■ Set problem: Leave out the pictures, and write out exactly the lines from the beginning of the material to the line holding "sites = list(range(1, 20))", that line included, and nothing else.

■ Dataset extract:
_____

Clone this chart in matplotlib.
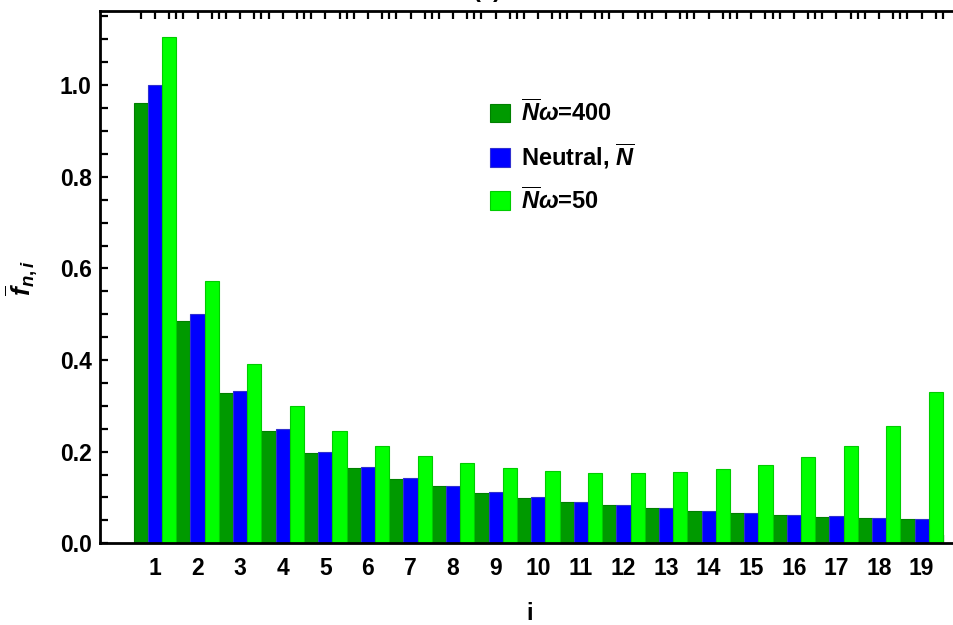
import numpy as np
import matplotlib
matplotlib.use("Agg")
import matplotlib.pyplot as plt
from matplotlib.ticker import MultipleLocator, FixedLocator

plt.rcParams["font.family"] = ["Liberation Sans", "DejaVu Sans"]
plt.rcParams["font.weight"] = "bold"
plt.rcParams["mathtext.fontset"] = "custom"
plt.rcParams["mathtext.rm"] = "Liberation Sans:bold"
plt.rcParams["mathtext.it"] = "Liberation Sans:italic:bold"
plt.rcParams["mathtext.bf"] = "Liberation Sans:bold"

# site index i = 1..19
sites = list(range(1, 20))

# selection N*omega = 400
f_400 = [0.962, 0.485, 0.328, 0.245, 0.197, 0.164, 0.141, 0.124, 0.110, 0.099,
         0.090, 0.083, 0.076, 0.071, 0.066, 0.062, 0.058, 0.055, 0.053]
# neutral spectrum
f_neutral = [1.000, 0.500, 0.333, 0.250, 0.200, 0.167, 0.143, 0.125, 0.111, 0.100,
             0.091, 0.083, 0.077, 0.071, 0.067, 0.062, 0.059, 0.056, 0.053]
# selection N*omega = 50
f_50 = [1.105, 0.573, 0.392, 0.300, 0.245, 0.213, 0.190, 0.175, 0.164, 0.157,
        0.154, 0.154, 0.156, 0.162, 0.172, 0.188, 0.213, 0.256, 0.330]

labels = [r"$\overline{N}\omega$=400", r"Neutral, $\overline{N}$", r"$\overline{N}\omega$=50"]
colors = ["#009a00", "#0000ff", "#00ff00"]
edges = ["#008000", "#3030d0", "#00cc00"]

fig = plt.figure(figsize=(9.54, 6.25), dpi=100)
ax = fig.add_axes([100 / 954, 1 - 543.3 / 625, 854 / 954, (543.3 - 11) / 625])

x = np.array(sites, dtype=float)
w = 1 / 3
series = [f_400, f_neutral, f_50]
for k, vals in enumerate(series):
    ax.bar(x + (k - 1) * w, vals, width=w, color=colors[k], edgecolor=edges[k],
           linewidth=0.8, label=labels[k], zorder=2)

ax.set_xlim(-0.29, 19.76)
ax.set_ylim(0, 1.162)

ax.yaxis.set_major_locator(MultipleLocator(0.2))
ax.yaxis.set_minor_locator(MultipleLocator(0.05))
ax.set_yticklabels([f"{v:.1f}" for v in ax.get_yticks()])
ax.set_xticks(sites)
ax.set_xticklabels([str(s) for s in sites])
minor_x = []
for s in sites:
    minor_x += [s - w, s + w, s + 0.5]
ax.xaxis.set_minor_locator(FixedLocator(minor_x))

ax.tick_params(axis="both", which="both", direction="in", width=1.6, labelsize=16.5,
               top=True, right=False)
ax.tick_params(axis="both", which="major", length=6)
ax.tick_params(axis="both", which="minor", length=6)
ax.tick_params(axis="x", which="major", pad=10)
ax.tick_params(axis="y", which="major", pad=6)
for lbl in ax.get_xticklabels() + ax.get_yticklabels():
    lbl.set_fontweight("bold")

for side in ["left", "bottom", "top"]:
    ax.spines[side].set_linewidth(2)
ax.spines["right"].set_visible(False)

ax.set_xlabel("i", fontsize=17, fontweight="bold")
ax.xaxis.set_label_coords(0.5035, -0.110)
ax.set_ylabel(r"$\overline{f}_{n,i}$", fontsize=19)
ax.yaxis.set_label_coords(-0.070, 0.498)

ax.legend(loc="upper left", bbox_to_anchor=(0.432, 0.874), frameon=False,
          handlelength=0.85, handleheight=0.85, handletextpad=0.45,
          labelspacing=0.65, prop={"weight": "bold", "size": 17})

fig.text(487 / 954, 1 + 9 / 625, "(a)", ha="center", va="center", fontsize=17)

fig.savefig("out.png", dpi=100)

_____

■ Solution:
Clone this chart in matplotlib.
import numpy as np
import matplotlib
matplotlib.use("Agg")
import matplotlib.pyplot as plt
from matplotlib.ticker import MultipleLocator, FixedLocator

plt.rcParams["font.family"] = ["Liberation Sans", "DejaVu Sans"]
plt.rcParams["font.weight"] = "bold"
plt.rcParams["mathtext.fontset"] = "custom"
plt.rcParams["mathtext.rm"] = "Liberation Sans:bold"
plt.rcParams["mathtext.it"] = "Liberation Sans:italic:bold"
plt.rcParams["mathtext.bf"] = "Liberation Sans:bold"

# site index i = 1..19
sites = list(range(1, 20))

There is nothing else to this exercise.